* [What the task asks] Keep the pictures out of the copy and repeat the records exactly.

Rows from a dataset

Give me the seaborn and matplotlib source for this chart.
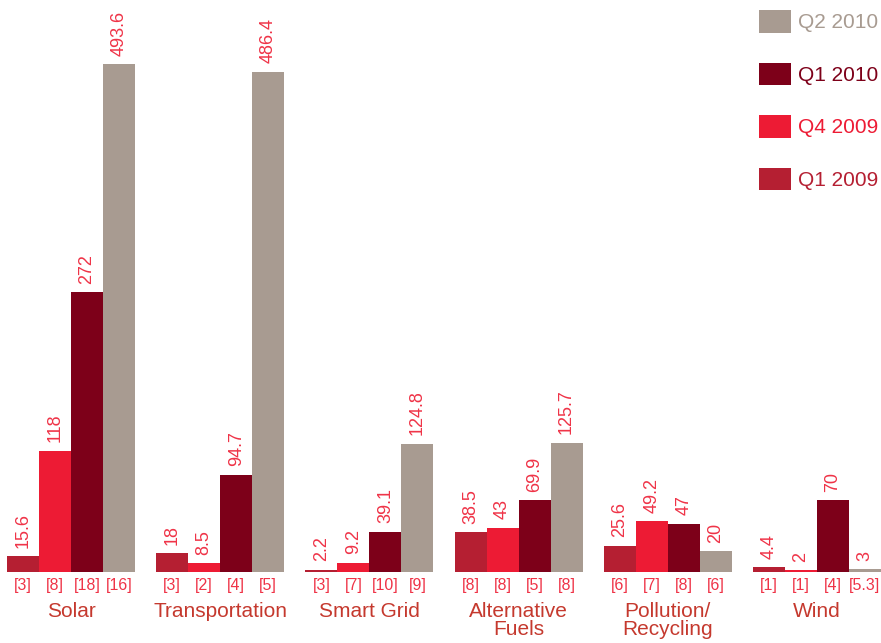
import matplotlib
matplotlib.use("Agg")
import matplotlib.pyplot as plt
import seaborn as sns
import pandas as pd
from matplotlib.patches import Patch

# ---- data ----
categories = ["Solar", "Transportation", "Smart Grid", "Alternative\nFuels", "Pollution/\nRecycling", "Wind"]
series = ["Q1 2009", "Q4 2009", "Q1 2010", "Q2 2010"]
q1_2009 = [15.6, 18, 2.2, 38.5, 25.6, 4.4]
q4_2009 = [118, 8.5, 9.2, 43, 49.2, 2]
q1_2010 = [272, 94.7, 39.1, 69.9, 47, 70]
q2_2010 = [493.6, 486.4, 124.8, 125.7, 20, 3]
n_q1_2009 = ["3", "3", "3", "8", "6", "1"]
n_q4_2009 = ["8", "2", "7", "8", "7", "1"]
n_q1_2010 = ["18", "4", "10", "5", "8", "4"]
n_q2_2010 = ["16", "5", "9", "8", "6", "5.3"]

values = [q1_2009, q4_2009, q1_2010, q2_2010]
counts = [n_q1_2009, n_q4_2009, n_q1_2010, n_q2_2010]
colors = ["#b51f32", "#ed1b34", "#7d0019", "#a89b91"]

rows = []
for s, vals in zip(series, values):
    for c, v in zip(categories, vals):
        rows.append({"category": c, "series": s, "value": v})
df = pd.DataFrame(rows)

sns.set_style("white")
plt.rcParams["font.family"] = ["Liberation Sans", "DejaVu Sans"]

fig = plt.figure(figsize=(8.81, 6.43), dpi=100)
ax = fig.add_axes([0, 71 / 643, 1, 572 / 643])

sns.barplot(data=df, x="category", y="value", hue="series", order=categories,
            hue_order=series, palette=colors, width=0.858, gap=0, saturation=1,
            errorbar=None, ax=ax, legend=False, linewidth=0)

ax.set_xlim(-0.476, 5.429)
ax.set_ylim(0, 555.9)
for sp in ax.spines.values():
    sp.set_visible(False)
ax.set_xticks([])
ax.set_yticks([])
ax.set_xlabel("")
ax.set_ylabel("")

label_color = "#ef3347"
cat_color = "#c5392e"
for cont, vals, cnts in zip(ax.containers, values, counts):
    for bar, v, n in zip(cont, vals, cnts):
        xc = bar.get_x() + bar.get_width() / 2
        h = bar.get_height()
        ax.annotate(f"{v:g}", xy=(xc, h), xytext=(0, 6), textcoords="offset points",
                    rotation=90, ha="center", va="bottom", fontsize=13,
                    color=label_color)
        ax.annotate(f"[{n}]", xy=(xc, 0), xytext=(0, -4), textcoords="offset points",
                    ha="center", va="top", fontsize=11.5, color=label_color,
                    annotation_clip=False)

for i, c in enumerate(categories):
    ax.annotate(c, xy=(i, 0), xytext=(0, -21.5), textcoords="offset points",
                ha="center", va="top", fontsize=15, color=cat_color,
                linespacing=0.97, annotation_clip=False)

handles = [Patch(facecolor=col, edgecolor="none") for col in colors][::-1]
leg = fig.legend(handles, series[::-1], loc="upper left",
                 bbox_to_anchor=(759 / 881, 1 - 10 / 643), frameon=False,
                 fontsize=15, handlelength=1.54, handleheight=1.3,
                 labelspacing=1.43, handletextpad=0.34, borderpad=0,
                 borderaxespad=0, labelcolor=colors[::-1])

fig.savefig("out.png", dpi=100)
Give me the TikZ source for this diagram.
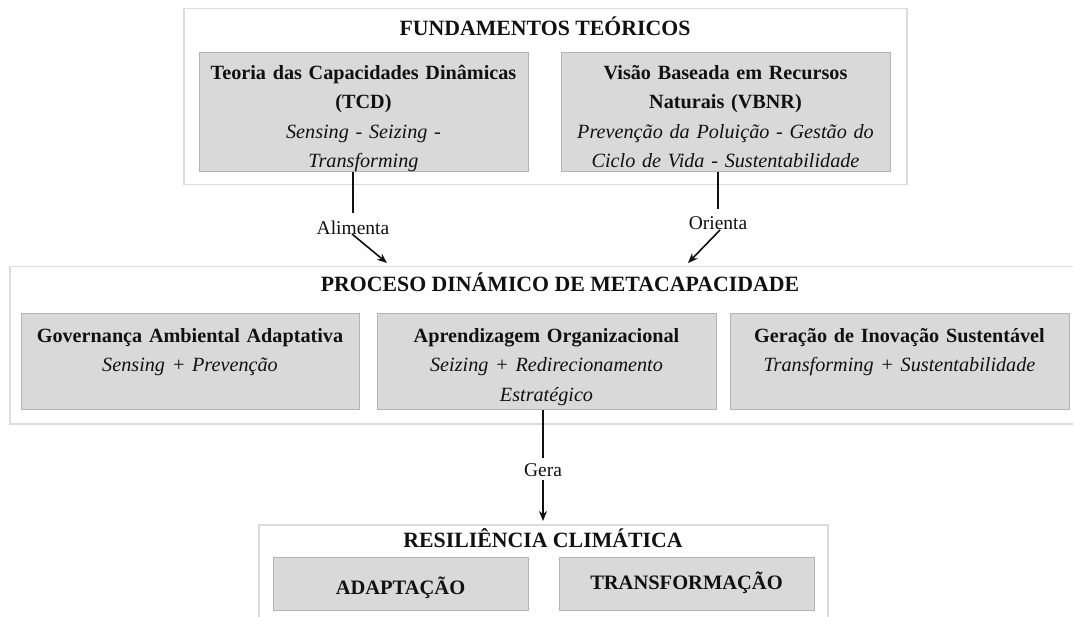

* [Solution to the problem]
Give me the seaborn and matplotlib source for this chart.
import matplotlib
matplotlib.use("Agg")
import matplotlib.pyplot as plt
import seaborn as sns
import pandas as pd
from matplotlib.patches import Patch

# ---- data ----
categories = ["Solar", "Transportation", "Smart Grid", "Alternative\nFuels", "Pollution/\nRecycling", "Wind"]
series = ["Q1 2009", "Q4 2009", "Q1 2010", "Q2 2010"]
q1_2009 = [15.6, 18, 2.2, 38.5, 25.6, 4.4]
q4_2009 = [118, 8.5, 9.2, 43, 49.2, 2]
q1_2010 = [272, 94.7, 39.1, 69.9, 47, 70]
q2_2010 = [493.6, 486.4, 124.8, 125.7, 20, 3]
n_q1_2009 = ["3", "3", "3", "8", "6", "1"]
n_q4_2009 = ["8", "2", "7", "8", "7", "1"]
n_q1_2010 = ["18", "4", "10", "5", "8", "4"]
n_q2_2010 = ["16", "5", "9", "8", "6", "5.3"]

values = [q1_2009, q4_2009, q1_2010, q2_2010]
counts = [n_q1_2009, n_q4_2009, n_q1_2010, n_q2_2010]
colors = ["#b51f32", "#ed1b34", "#7d0019", "#a89b91"]

rows = []
for s, vals in zip(series, values):
    for c, v in zip(categories, vals):
        rows.append({"category": c, "series": s, "value": v})
df = pd.DataFrame(rows)

sns.set_style("white")
plt.rcParams["font.family"] = ["Liberation Sans", "DejaVu Sans"]

fig = plt.figure(figsize=(8.81, 6.43), dpi=100)
ax = fig.add_axes([0, 71 / 643, 1, 572 / 643])

sns.barplot(data=df, x="category", y="value", hue="series", order=categories,
            hue_order=series, palette=colors, width=0.858, gap=0, saturation=1,
            errorbar=None, ax=ax, legend=False, linewidth=0)

ax.set_xlim(-0.476, 5.429)
ax.set_ylim(0, 555.9)
for sp in ax.spines.values():
    sp.set_visible(False)
ax.set_xticks([])
ax.set_yticks([])
ax.set_xlabel("")
ax.set_ylabel("")

label_color = "#ef3347"
cat_color = "#c5392e"
for cont, vals, cnts in zip(ax.containers, values, counts):
    for bar, v, n in zip(cont, vals, cnts):
        xc = bar.get_x() + bar.get_width() / 2
        h = bar.get_height()
        ax.annotate(f"{v:g}", xy=(xc, h), xytext=(0, 6), textcoords="offset points",
                    rotation=90, ha="center", va="bottom", fontsize=13,
                    color=label_color)
        ax.annotate(f"[{n}]", xy=(xc, 0), xytext=(0, -4), textcoords="offset points",
                    ha="center", va="top", fontsize=11.5, color=label_color,
                    annotation_clip=False)

for i, c in enumerate(categories):
    ax.annotate(c, xy=(i, 0), xytext=(0, -21.5), textcoords="offset points",
                ha="center", va="top", fontsize=15, color=cat_color,
                linespacing=0.97, annotation_clip=False)

handles = [Patch(facecolor=col, edgecolor="none") for col in colors][::-1]
leg = fig.legend(handles, series[::-1], loc="upper left",
                 bbox_to_anchor=(759 / 881, 1 - 10 / 643), frameon=False,
                 fontsize=15, handlelength=1.54, handleheight=1.3,
                 labelspacing=1.43, handletextpad=0.34, borderpad=0,
                 borderaxespad=0, labelcolor=colors[::-1])

fig.savefig("out.png", dpi=100)
Give me the TikZ source for this diagram.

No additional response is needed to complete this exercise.